The Luhimba Project...
and St Katharines
(from the Chew Valley Gazette)
Pupils at St Katharine`s C of E Primary School in Felton have
recently been gaining an insight into the way people in a remote African
village live. The school has joined the Luhimba Project and has formed a
link with the village school of Luhimba in East Africa.
Most of us will not have heard of Luhimba, but to
Paul Temple, a teacher at St Katharine`s, this Tanzanian village has
almost become a second home. Paul has been involved in a project to
support Luhimba for the past fourteen years, and during that time he has
seen the village move forward in so many ways. The project, which was
started by Michael and Angela Carey of Wrington in 1984, has focused on
education, health, clean water and agriculture, and has achieved
wonderful results in all these areas. For example, a new dispensary with
a qualified medical officer was opened last year. The villagers have
called it The Angela Carey Dispensary, and all the children born there
seem to be christened Michael or Angela! When the project was started
the villagers shared a water hole with the cattle. Now there are
nineteen water pumps in Luhimba.
The outstanding success of the Luhimba Project is
largely due to the fact that every aspect of the scheme has been at the
request of the villagers. At no time have the organisers imposed western
ideas. Everything that has been done has been within the culture,
tradition and understanding of the villagers. It has been a true
partnership, and consequently personal friendship and mutual
understanding have built up over the years.
Paul recalls his first visit to Luhimba - It was
a true culture shock. I found myself in this delightful mud-hutted
village, with no electricity, running water, vehicles or shops. I was
given such a wonderful welcome, and received hospitality which I had
never experienced before. I now return every year and live with the
friends I have made in the village.
Being a teacher, Paul has concentrated his work on
the village primary school. In the early stages the school was a very
run-down building with mud floors, very few desks, minimal resources ,
all of which were reflected in the low morale of the teaching staff. The
first job was to create a much better working environment, and this has
largely been accomplished. Floors have been concreted, walls plastered,
and there are desks for all children to sit on. The project has also
succeeded in building a second primary school in the outlying area of
Likarangilo. But there is still a desperate need for teaching resources
in both schools.
During his visit to Luhimba earlier this year Paul
was accompanied by Helen Sweet. Helen is at university in Bristol and
joined the project last year. She is planning to spend some time working
in Tanzania when she qualifies as a teacher next year.

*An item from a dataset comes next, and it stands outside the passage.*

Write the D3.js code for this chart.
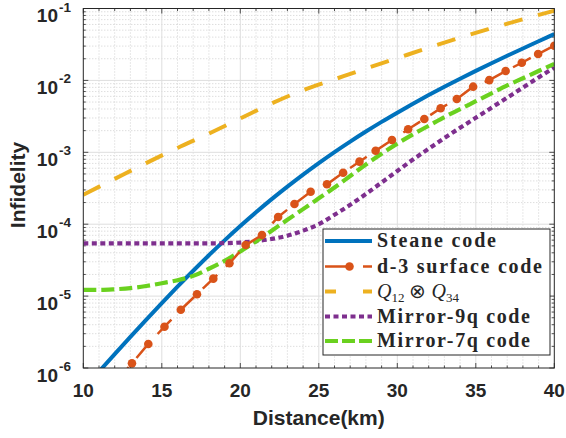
<!DOCTYPE html>
<html>
<head>
<meta charset="utf-8">
<script src="https://cdn.jsdelivr.net/npm/d3@7"></script>
<style>
body { margin: 0; background: #fff; }
text { fill: #262626; }
</style>
</head>
<body>
<svg id="chart" width="566" height="438"></svg>
<script>
// distances (km) for the smooth curves
const distKm = [10, 11, 12, 13, 14, 15, 16, 17, 18, 19, 20, 21, 22, 23, 24, 25,
    26, 27, 28, 29, 30, 31, 32, 33, 34, 35, 36, 37, 38, 39, 40];

const steaneInf = [5.07e-7, 8.91e-7, 1.56e-6, 2.71e-6, 4.68e-6, 8.0e-6, 1.352e-5, 2.254e-5,
    3.70e-5, 5.96e-5, 9.42e-5, 1.462e-4, 2.23e-4, 3.33e-4, 4.90e-4, 7.08e-4, 1.007e-3,
    1.409e-3, 1.945e-3, 2.65e-3, 3.56e-3, 4.74e-3, 6.25e-3, 8.17e-3, 1.057e-2, 1.358e-2,
    1.734e-2, 2.20e-2, 2.78e-2, 3.50e-2, 4.41e-2];

const mirror9Inf = [5.42e-5, 5.42e-5, 5.42e-5, 5.42e-5, 5.42e-5, 5.42e-5, 5.42e-5,
    5.42e-5, 5.42e-5, 5.45e-5, 5.56e-5, 5.82e-5, 6.24e-5, 6.92e-5, 8.13e-5, 1.0e-4,
    1.35e-4, 1.86e-4, 2.63e-4, 3.80e-4, 5.50e-4, 7.94e-4, 1.12e-3, 1.58e-3, 2.19e-3,
    3.02e-3, 4.17e-3, 5.75e-3, 7.94e-3, 1.10e-2, 1.51e-2];

const mirror7Inf = [1.22e-5, 1.22e-5, 1.245e-5, 1.29e-5, 1.38e-5, 1.51e-5, 1.66e-5,
    1.91e-5, 2.40e-5, 3.09e-5, 4.17e-5, 5.75e-5, 8.13e-5, 1.15e-4, 1.62e-4, 2.29e-4,
    3.24e-4, 4.68e-4, 6.76e-4, 9.55e-4, 1.32e-3, 1.78e-3, 2.34e-3, 3.09e-3, 3.98e-3,
    5.13e-3, 6.61e-3, 8.51e-3, 1.07e-2, 1.35e-2, 1.70e-2];

// Q12 x Q34 curve
const qKm = [10, 12, 14, 16, 18, 20, 22, 24, 26, 28, 30, 32, 34, 36, 38, 40];
const qInf = [2.57e-4, 4.27e-4, 7.08e-4, 1.15e-3, 1.82e-3, 2.95e-3, 4.79e-3, 7.33e-3,
    1.035e-2, 1.46e-2, 2.04e-2, 2.85e-2, 3.94e-2, 5.31e-2, 7.08e-2, 9.33e-2];

// d-3 surface code samples (with markers)
const surfKm = [12.07, 13.10, 14.14, 15.17, 16.21, 17.24, 18.28, 19.31, 20.34, 21.38,
    22.41, 23.45, 24.48, 25.52, 26.55, 27.59, 28.62, 29.66, 30.69, 31.72, 32.76, 33.79,
    34.83, 35.86, 36.90, 37.93, 38.97, 40.00];
const surfInf = [6.3e-7, 1.16e-6, 2.16e-6, 3.75e-6, 6.46e-6, 1.06e-5, 1.75e-5, 2.86e-5,
    5.13e-5, 7.08e-5, 1.26e-4, 1.91e-4, 2.83e-4, 3.59e-4, 5.2e-4, 7.41e-4, 1.05e-3,
    1.48e-3, 2.09e-3, 2.90e-3, 4.09e-3, 5.51e-3, 8.18e-3, 1.01e-2, 1.35e-2, 1.76e-2,
    2.33e-2, 3.04e-2];

const xTicks = [10, 15, 20, 25, 30, 35, 40];
const yExponents = [-6, -5, -4, -3, -2, -1];

const svg = d3.select('#chart');
const pLeft = 83.3, pRight = 554.3, pTop = 8.5, pBottom = 368;

const x = d3.scaleLinear().domain([10, 40]).range([pLeft, pRight]);
const y = d3.scaleLog().domain([1e-6, 1e-1]).range([pBottom, pTop]);

svg.append('defs').append('clipPath').attr('id', 'plotClip')
    .append('rect')
    .attr('x', pLeft).attr('y', pTop)
    .attr('width', pRight - pLeft).attr('height', pBottom - pTop);

// grid
const minorX = d3.range(11, 40).filter(function(d) { return d % 5 !== 0; });
const minorY = [];
yExponents.slice(0, -1).forEach(function(e) {
    for (let k = 2; k <= 9; k++) minorY.push(k * Math.pow(10, e));
});

const grid = svg.append('g');
grid.selectAll('.mx').data(minorX).enter().append('line')
    .attr('x1', d => x(d)).attr('x2', d => x(d))
    .attr('y1', pTop).attr('y2', pBottom)
    .attr('stroke', '#c4c4c4').attr('stroke-width', 0.8).attr('stroke-dasharray', '1,2');
grid.selectAll('.my').data(minorY).enter().append('line')
    .attr('x1', pLeft).attr('x2', pRight)
    .attr('y1', d => y(d)).attr('y2', d => y(d))
    .attr('stroke', '#c4c4c4').attr('stroke-width', 0.8).attr('stroke-dasharray', '1,2');
grid.selectAll('.Mx').data(xTicks.slice(1, -1)).enter().append('line')
    .attr('x1', d => x(d)).attr('x2', d => x(d))
    .attr('y1', pTop).attr('y2', pBottom)
    .attr('stroke', '#dedede').attr('stroke-width', 1);
grid.selectAll('.My').data(yExponents.slice(1, -1)).enter().append('line')
    .attr('x1', pLeft).attr('x2', pRight)
    .attr('y1', d => y(Math.pow(10, d))).attr('y2', d => y(Math.pow(10, d)))
    .attr('stroke', '#dedede').attr('stroke-width', 1);

// ticks (inside, on all four sides)
const tk = svg.append('g').attr('stroke', '#262626').attr('stroke-width', 0.8);
xTicks.concat(minorX).forEach(function(d) {
    const len = d % 5 === 0 ? 5 : 2.5;
    tk.append('line').attr('x1', x(d)).attr('x2', x(d)).attr('y1', pBottom).attr('y2', pBottom - len);
    tk.append('line').attr('x1', x(d)).attr('x2', x(d)).attr('y1', pTop).attr('y2', pTop + len);
});
yExponents.map(e => Math.pow(10, e)).concat(minorY).forEach(function(d, i) {
    const len = i < yExponents.length ? 5 : 2.5;
    tk.append('line').attr('x1', pLeft).attr('x2', pLeft + len).attr('y1', y(d)).attr('y2', y(d));
    tk.append('line').attr('x1', pRight).attr('x2', pRight - len).attr('y1', y(d)).attr('y2', y(d));
});

// curves
const plot = svg.append('g').attr('clip-path', 'url(#plotClip)');
const line = d3.line().x(d => x(d[0])).y(d => y(d[1]));
const smooth = d3.line().x(d => x(d[0])).y(d => y(d[1])).curve(d3.curveMonotoneX);

const colors = {
    steane: '#0072bd',
    surf: '#d95319',
    q: '#edb120',
    m9: '#7e2f8e',
    m7: '#6ad11f'
};

plot.append('path')
    .datum(d3.zip(qKm, qInf))
    .attr('d', smooth).attr('fill', 'none')
    .attr('stroke', colors.q).attr('stroke-width', 4).attr('stroke-dasharray', '19,16');

plot.append('path')
    .datum(d3.zip(distKm, steaneInf))
    .attr('d', smooth).attr('fill', 'none')
    .attr('stroke', colors.steane).attr('stroke-width', 4);

plot.append('path')
    .datum(d3.zip(distKm, mirror9Inf))
    .attr('d', smooth).attr('fill', 'none')
    .attr('stroke', colors.m9).attr('stroke-width', 4.2).attr('stroke-dasharray', '5,3.5');

plot.append('path')
    .datum(d3.zip(distKm, mirror7Inf))
    .attr('d', smooth).attr('fill', 'none')
    .attr('stroke', colors.m7).attr('stroke-width', 4.2).attr('stroke-dasharray', '13,5');

plot.append('path')
    .datum(d3.zip(surfKm, surfInf))
    .attr('d', line).attr('fill', 'none')
    .attr('stroke', colors.surf).attr('stroke-width', 2.5).attr('stroke-dasharray', '20,12');

plot.selectAll('.mk').data(d3.zip(surfKm, surfInf)).enter().append('circle')
    .attr('cx', d => x(d[0])).attr('cy', d => y(d[1]))
    .attr('r', 4.3).attr('fill', colors.surf);

// axes box
svg.append('rect')
    .attr('x', pLeft).attr('y', pTop)
    .attr('width', pRight - pLeft).attr('height', pBottom - pTop)
    .attr('fill', 'none').attr('stroke', '#262626').attr('stroke-width', 1);

// tick labels
const lab = svg.append('g').style('font-family', '"Liberation Sans", Arial, sans-serif')
    .style('font-weight', 'bold');
xTicks.forEach(function(d) {
    lab.append('text').attr('x', x(d)).attr('y', 397)
        .attr('text-anchor', 'middle').style('font-size', '19px').text(d);
});
yExponents.forEach(function(e) {
    const yy = y(Math.pow(10, e));
    lab.append('text').attr('x', 58).attr('y', yy + 13.5)
        .attr('text-anchor', 'end').style('font-size', '19px').text('10');
    lab.append('text').attr('x', 59).attr('y', yy + 3)
        .attr('text-anchor', 'start').style('font-size', '13.5px').text(e);
});

lab.append('text').attr('x', (pLeft + pRight) / 2).attr('y', 425)
    .attr('text-anchor', 'middle').style('font-size', '21px').text('Distance(km)');
lab.append('text').attr('transform', 'translate(25,185) rotate(-90)')
    .attr('text-anchor', 'middle').style('font-size', '21px').text('Infidelity');

// legend
const leg = svg.append('g');
leg.append('rect').attr('x', 323).attr('y', 229).attr('width', 227).attr('height', 126)
    .attr('fill', '#fff').attr('stroke', '#262626').attr('stroke-width', 1);

const legendItems = [
    { key: 'steane', label: 'Steane code', dash: null, w: 4 },
    { key: 'surf', label: 'd-3 surface code', dash: '27,11', w: 2.5 },
    { key: 'q', label: 'Q', dash: '11,27', w: 4 },
    { key: 'm9', label: 'Mirror-9q code', dash: '5,3.5', w: 4.2 },
    { key: 'm7', label: 'Mirror-7q code', dash: '13,4', w: 4.2 }
];
const legY = [241, 266.5, 291.5, 316.5, 341];
const legendWidths = [119, 165, 86, 153, 153];

legendItems.forEach(function(it, i) {
    const ly = legY[i];
    leg.append('line').attr('x1', 325).attr('x2', 372).attr('y1', ly).attr('y2', ly)
        .attr('stroke', colors[it.key]).attr('stroke-width', it.w)
        .attr('stroke-dasharray', it.dash);
    if (it.key === 'surf') {
        leg.append('circle').attr('cx', 349.5).attr('cy', ly).attr('r', 4.3).attr('fill', colors.surf);
    }
    const t = leg.append('text').attr('x', 377).attr('y', ly + 6)
        .style('font-family', '"Liberation Serif", "Times New Roman", serif');
    if (it.key === 'q') {
        t.style('font-size', '20px').style('font-style', 'italic');
        t.append('tspan').text('Q');
        t.append('tspan').attr('dy', 4).style('font-size', '13px').style('font-style', 'normal').text('12');
        t.append('tspan').attr('dy', -4).style('font-style', 'normal').text(' \u2297 ');
        t.append('tspan').text('Q');
        t.append('tspan').attr('dy', 4).style('font-size', '13px').style('font-style', 'normal').text('34');
    } else {
        t.style('font-size', '20px').style('font-weight', 'bold')
            .attr('textLength', legendWidths[i]).attr('lengthAdjust', 'spacing')
            .text(it.label);
    }
});
</script>
</body>
</html>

Both Paul and
Helen are committed to helping the two primary schools in Luhimba and,
with the support of North Somerset Education Authority, have set up a
sponsorship scheme amongst schools in the area.
schools have pledged £50 per year for three years to help provide
teaching resources for the Luhimba Schools, and in return receive the
benefits of a real, ready-made international multicultural link,
including direct communication with the Luhimba children, sets of
artefacts, displays, updates on progress - in fact a real insight into
the way of life in a remote African village. Paul explains, It is a
wonderful opportunity for our children to be involved in such a project,
and to know that their efforts will have an immediate impact on the
lives of children in a developing country. Every penny raised goes to
the schools. It has always been the policy of the project leaders not to
take anything out of the funds for administration, travel etc. All these
expenses are met from our own pockets.